**YOUR TASK:**
Your task is to copy the listing exactly, with the pictures left out.

**DATASET ROWS:**
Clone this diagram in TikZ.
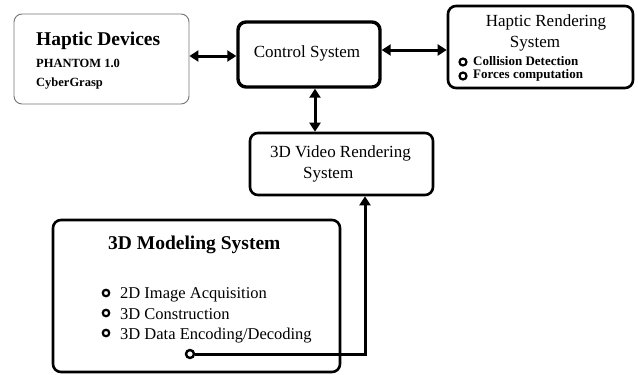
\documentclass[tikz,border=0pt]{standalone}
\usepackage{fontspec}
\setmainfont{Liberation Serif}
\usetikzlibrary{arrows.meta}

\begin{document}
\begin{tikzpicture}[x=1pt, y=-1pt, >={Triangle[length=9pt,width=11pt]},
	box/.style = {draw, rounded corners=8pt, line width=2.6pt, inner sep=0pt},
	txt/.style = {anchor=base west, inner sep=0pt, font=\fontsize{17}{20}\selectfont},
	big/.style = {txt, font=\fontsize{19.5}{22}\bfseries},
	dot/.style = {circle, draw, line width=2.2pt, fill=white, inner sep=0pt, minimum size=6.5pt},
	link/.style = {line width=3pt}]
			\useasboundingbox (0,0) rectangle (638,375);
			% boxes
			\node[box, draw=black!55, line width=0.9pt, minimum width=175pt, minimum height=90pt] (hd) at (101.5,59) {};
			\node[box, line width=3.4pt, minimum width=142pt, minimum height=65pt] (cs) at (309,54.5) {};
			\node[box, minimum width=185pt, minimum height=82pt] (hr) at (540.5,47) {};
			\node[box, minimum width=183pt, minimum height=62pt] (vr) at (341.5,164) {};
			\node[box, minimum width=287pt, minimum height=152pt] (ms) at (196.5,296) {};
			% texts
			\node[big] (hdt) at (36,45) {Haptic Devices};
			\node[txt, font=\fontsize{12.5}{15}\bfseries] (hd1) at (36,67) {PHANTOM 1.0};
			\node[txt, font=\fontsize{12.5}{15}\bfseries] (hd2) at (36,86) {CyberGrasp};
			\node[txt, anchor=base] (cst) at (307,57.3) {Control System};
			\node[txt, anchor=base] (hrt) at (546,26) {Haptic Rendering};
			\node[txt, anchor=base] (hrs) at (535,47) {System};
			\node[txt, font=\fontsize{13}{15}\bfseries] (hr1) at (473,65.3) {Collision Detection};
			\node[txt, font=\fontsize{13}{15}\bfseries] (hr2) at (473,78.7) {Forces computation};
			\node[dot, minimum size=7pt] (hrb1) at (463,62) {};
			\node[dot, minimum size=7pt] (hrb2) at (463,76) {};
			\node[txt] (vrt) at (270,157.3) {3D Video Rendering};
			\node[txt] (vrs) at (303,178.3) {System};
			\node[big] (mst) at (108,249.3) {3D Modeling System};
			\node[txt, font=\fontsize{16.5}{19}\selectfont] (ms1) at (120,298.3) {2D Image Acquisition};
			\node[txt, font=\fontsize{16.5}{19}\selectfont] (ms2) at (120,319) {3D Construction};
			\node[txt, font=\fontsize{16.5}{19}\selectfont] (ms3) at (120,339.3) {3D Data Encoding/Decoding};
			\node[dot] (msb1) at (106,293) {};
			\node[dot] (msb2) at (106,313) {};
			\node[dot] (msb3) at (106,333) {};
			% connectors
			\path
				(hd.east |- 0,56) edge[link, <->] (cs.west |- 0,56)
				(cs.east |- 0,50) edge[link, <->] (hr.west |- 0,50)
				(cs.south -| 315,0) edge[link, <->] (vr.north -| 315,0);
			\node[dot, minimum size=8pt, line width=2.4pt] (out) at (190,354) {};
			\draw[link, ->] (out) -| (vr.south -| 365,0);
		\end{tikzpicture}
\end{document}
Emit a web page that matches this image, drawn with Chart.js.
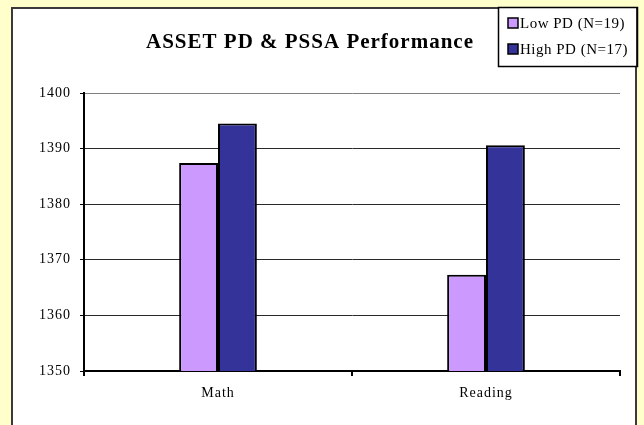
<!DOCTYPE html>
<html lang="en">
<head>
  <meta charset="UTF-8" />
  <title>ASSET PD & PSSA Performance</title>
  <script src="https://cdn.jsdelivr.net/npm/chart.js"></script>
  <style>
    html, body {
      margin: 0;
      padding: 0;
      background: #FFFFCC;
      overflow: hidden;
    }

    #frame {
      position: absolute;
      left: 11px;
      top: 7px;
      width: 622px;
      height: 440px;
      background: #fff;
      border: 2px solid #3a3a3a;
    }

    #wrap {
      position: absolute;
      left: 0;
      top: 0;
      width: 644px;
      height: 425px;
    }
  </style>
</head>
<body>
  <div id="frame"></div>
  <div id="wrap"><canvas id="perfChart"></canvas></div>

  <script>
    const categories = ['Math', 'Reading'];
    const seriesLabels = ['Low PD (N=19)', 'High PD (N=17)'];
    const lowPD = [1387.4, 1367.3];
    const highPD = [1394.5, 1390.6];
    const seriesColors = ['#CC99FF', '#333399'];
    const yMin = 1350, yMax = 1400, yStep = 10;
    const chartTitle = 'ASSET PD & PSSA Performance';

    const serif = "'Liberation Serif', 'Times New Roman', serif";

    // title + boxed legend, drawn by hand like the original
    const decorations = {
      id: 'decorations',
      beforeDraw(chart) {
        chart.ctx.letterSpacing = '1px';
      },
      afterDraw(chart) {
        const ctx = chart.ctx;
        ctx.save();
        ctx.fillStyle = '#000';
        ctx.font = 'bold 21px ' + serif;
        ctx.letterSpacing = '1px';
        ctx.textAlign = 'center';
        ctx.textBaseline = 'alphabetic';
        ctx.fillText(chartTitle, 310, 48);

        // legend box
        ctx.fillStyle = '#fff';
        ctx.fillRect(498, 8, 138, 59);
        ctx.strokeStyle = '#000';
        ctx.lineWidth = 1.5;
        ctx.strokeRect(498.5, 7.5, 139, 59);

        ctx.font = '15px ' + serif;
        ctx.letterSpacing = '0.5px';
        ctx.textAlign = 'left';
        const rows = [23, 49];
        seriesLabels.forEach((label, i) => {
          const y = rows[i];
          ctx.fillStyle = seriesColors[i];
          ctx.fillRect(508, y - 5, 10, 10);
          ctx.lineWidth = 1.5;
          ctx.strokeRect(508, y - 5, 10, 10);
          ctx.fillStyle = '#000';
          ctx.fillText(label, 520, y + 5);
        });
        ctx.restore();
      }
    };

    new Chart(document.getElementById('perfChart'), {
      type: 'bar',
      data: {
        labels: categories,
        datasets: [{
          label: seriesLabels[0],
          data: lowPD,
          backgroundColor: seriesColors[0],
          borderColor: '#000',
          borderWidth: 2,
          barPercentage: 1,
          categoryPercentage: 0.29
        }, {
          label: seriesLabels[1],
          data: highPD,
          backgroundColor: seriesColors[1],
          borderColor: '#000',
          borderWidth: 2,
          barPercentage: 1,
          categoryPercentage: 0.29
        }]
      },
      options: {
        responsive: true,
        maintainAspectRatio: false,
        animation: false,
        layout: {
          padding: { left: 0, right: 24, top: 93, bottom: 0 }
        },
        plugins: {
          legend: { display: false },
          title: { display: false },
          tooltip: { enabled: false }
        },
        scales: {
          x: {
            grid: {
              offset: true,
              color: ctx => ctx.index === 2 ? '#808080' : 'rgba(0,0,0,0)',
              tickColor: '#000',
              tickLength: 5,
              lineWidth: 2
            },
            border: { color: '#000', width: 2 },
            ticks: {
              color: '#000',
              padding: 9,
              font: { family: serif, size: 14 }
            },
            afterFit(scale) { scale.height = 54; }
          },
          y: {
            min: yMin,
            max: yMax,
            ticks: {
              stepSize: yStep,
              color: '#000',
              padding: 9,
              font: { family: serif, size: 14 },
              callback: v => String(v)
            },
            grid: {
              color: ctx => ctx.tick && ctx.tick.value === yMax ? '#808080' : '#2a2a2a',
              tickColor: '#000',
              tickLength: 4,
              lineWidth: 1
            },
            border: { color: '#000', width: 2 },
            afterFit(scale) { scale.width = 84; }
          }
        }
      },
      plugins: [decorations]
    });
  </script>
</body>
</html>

**RESULT BELOW:**
Clone this diagram in TikZ.
\documentclass[tikz,border=0pt]{standalone}
\usepackage{fontspec}
\setmainfont{Liberation Serif}
\usetikzlibrary{arrows.meta}

\begin{document}
\begin{tikzpicture}[x=1pt, y=-1pt, >={Triangle[length=9pt,width=11pt]},
	box/.style = {draw, rounded corners=8pt, line width=2.6pt, inner sep=0pt},
	txt/.style = {anchor=base west, inner sep=0pt, font=\fontsize{17}{20}\selectfont},
	big/.style = {txt, font=\fontsize{19.5}{22}\bfseries},
	dot/.style = {circle, draw, line width=2.2pt, fill=white, inner sep=0pt, minimum size=6.5pt},
	link/.style = {line width=3pt}]
			\useasboundingbox (0,0) rectangle (638,375);
			% boxes
			\node[box, draw=black!55, line width=0.9pt, minimum width=175pt, minimum height=90pt] (hd) at (101.5,59) {};
			\node[box, line width=3.4pt, minimum width=142pt, minimum height=65pt] (cs) at (309,54.5) {};
			\node[box, minimum width=185pt, minimum height=82pt] (hr) at (540.5,47) {};
			\node[box, minimum width=183pt, minimum height=62pt] (vr) at (341.5,164) {};
			\node[box, minimum width=287pt, minimum height=152pt] (ms) at (196.5,296) {};
			% texts
			\node[big] (hdt) at (36,45) {Haptic Devices};
			\node[txt, font=\fontsize{12.5}{15}\bfseries] (hd1) at (36,67) {PHANTOM 1.0};
			\node[txt, font=\fontsize{12.5}{15}\bfseries] (hd2) at (36,86) {CyberGrasp};
			\node[txt, anchor=base] (cst) at (307,57.3) {Control System};
			\node[txt, anchor=base] (hrt) at (546,26) {Haptic Rendering};
			\node[txt, anchor=base] (hrs) at (535,47) {System};
			\node[txt, font=\fontsize{13}{15}\bfseries] (hr1) at (473,65.3) {Collision Detection};
			\node[txt, font=\fontsize{13}{15}\bfseries] (hr2) at (473,78.7) {Forces computation};
			\node[dot, minimum size=7pt] (hrb1) at (463,62) {};
			\node[dot, minimum size=7pt] (hrb2) at (463,76) {};
			\node[txt] (vrt) at (270,157.3) {3D Video Rendering};
			\node[txt] (vrs) at (303,178.3) {System};
			\node[big] (mst) at (108,249.3) {3D Modeling System};
			\node[txt, font=\fontsize{16.5}{19}\selectfont] (ms1) at (120,298.3) {2D Image Acquisition};
			\node[txt, font=\fontsize{16.5}{19}\selectfont] (ms2) at (120,319) {3D Construction};
			\node[txt, font=\fontsize{16.5}{19}\selectfont] (ms3) at (120,339.3) {3D Data Encoding/Decoding};
			\node[dot] (msb1) at (106,293) {};
			\node[dot] (msb2) at (106,313) {};
			\node[dot] (msb3) at (106,333) {};
			% connectors
			\path
				(hd.east |- 0,56) edge[link, <->] (cs.west |- 0,56)
				(cs.east |- 0,50) edge[link, <->] (hr.west |- 0,50)
				(cs.south -| 315,0) edge[link, <->] (vr.north -| 315,0);
			\node[dot, minimum size=8pt, line width=2.4pt] (out) at (190,354) {};
			\draw[link, ->] (out) -| (vr.south -| 365,0);
		\end{tikzpicture}
\end{document}
Emit a web page that matches this image, drawn with Chart.js.
<!DOCTYPE html>
<html lang="en">
<head>
  <meta charset="UTF-8" />
  <title>ASSET PD & PSSA Performance</title>
  <script src="https://cdn.jsdelivr.net/npm/chart.js"></script>
  <style>
    html, body {
      margin: 0;
      padding: 0;
      background: #FFFFCC;
      overflow: hidden;
    }

    #frame {
      position: absolute;
      left: 11px;
      top: 7px;
      width: 622px;
      height: 440px;
      background: #fff;
      border: 2px solid #3a3a3a;
    }

    #wrap {
      position: absolute;
      left: 0;
      top: 0;
      width: 644px;
      height: 425px;
    }
  </style>
</head>
<body>
  <div id="frame"></div>
  <div id="wrap"><canvas id="perfChart"></canvas></div>

  <script>
    const categories = ['Math', 'Reading'];
    const seriesLabels = ['Low PD (N=19)', 'High PD (N=17)'];
    const lowPD = [1387.4, 1367.3];
    const highPD = [1394.5, 1390.6];
    const seriesColors = ['#CC99FF', '#333399'];
    const yMin = 1350, yMax = 1400, yStep = 10;
    const chartTitle = 'ASSET PD & PSSA Performance';

    const serif = "'Liberation Serif', 'Times New Roman', serif";

    // title + boxed legend, drawn by hand like the original
    const decorations = {
      id: 'decorations',
      beforeDraw(chart) {
        chart.ctx.letterSpacing = '1px';
      },
      afterDraw(chart) {
        const ctx = chart.ctx;
        ctx.save();
        ctx.fillStyle = '#000';
        ctx.font = 'bold 21px ' + serif;
        ctx.letterSpacing = '1px';
        ctx.textAlign = 'center';
        ctx.textBaseline = 'alphabetic';
        ctx.fillText(chartTitle, 310, 48);

        // legend box
        ctx.fillStyle = '#fff';
        ctx.fillRect(498, 8, 138, 59);
        ctx.strokeStyle = '#000';
        ctx.lineWidth = 1.5;
        ctx.strokeRect(498.5, 7.5, 139, 59);

        ctx.font = '15px ' + serif;
        ctx.letterSpacing = '0.5px';
        ctx.textAlign = 'left';
        const rows = [23, 49];
        seriesLabels.forEach((label, i) => {
          const y = rows[i];
          ctx.fillStyle = seriesColors[i];
          ctx.fillRect(508, y - 5, 10, 10);
          ctx.lineWidth = 1.5;
          ctx.strokeRect(508, y - 5, 10, 10);
          ctx.fillStyle = '#000';
          ctx.fillText(label, 520, y + 5);
        });
        ctx.restore();
      }
    };

    new Chart(document.getElementById('perfChart'), {
      type: 'bar',
      data: {
        labels: categories,
        datasets: [{
          label: seriesLabels[0],
          data: lowPD,
          backgroundColor: seriesColors[0],
          borderColor: '#000',
          borderWidth: 2,
          barPercentage: 1,
          categoryPercentage: 0.29
        }, {
          label: seriesLabels[1],
          data: highPD,
          backgroundColor: seriesColors[1],
          borderColor: '#000',
          borderWidth: 2,
          barPercentage: 1,
          categoryPercentage: 0.29
        }]
      },
      options: {
        responsive: true,
        maintainAspectRatio: false,
        animation: false,
        layout: {
          padding: { left: 0, right: 24, top: 93, bottom: 0 }
        },
        plugins: {
          legend: { display: false },
          title: { display: false },
          tooltip: { enabled: false }
        },
        scales: {
          x: {
            grid: {
              offset: true,
              color: ctx => ctx.index === 2 ? '#808080' : 'rgba(0,0,0,0)',
              tickColor: '#000',
              tickLength: 5,
              lineWidth: 2
            },
            border: { color: '#000', width: 2 },
            ticks: {
              color: '#000',
              padding: 9,
              font: { family: serif, size: 14 }
            },
            afterFit(scale) { scale.height = 54; }
          },
          y: {
            min: yMin,
            max: yMax,
            ticks: {
              stepSize: yStep,
              color: '#000',
              padding: 9,
              font: { family: serif, size: 14 },
              callback: v => String(v)
            },
            grid: {
              color: ctx => ctx.tick && ctx.tick.value === yMax ? '#808080' : '#2a2a2a',
              tickColor: '#000',
              tickLength: 4,
              lineWidth: 1
            },
            border: { color: '#000', width: 2 },
            afterFit(scale) { scale.width = 84; }
          }
        }
      },
      plugins: [decorations]
    });
  </script>
</body>
</html>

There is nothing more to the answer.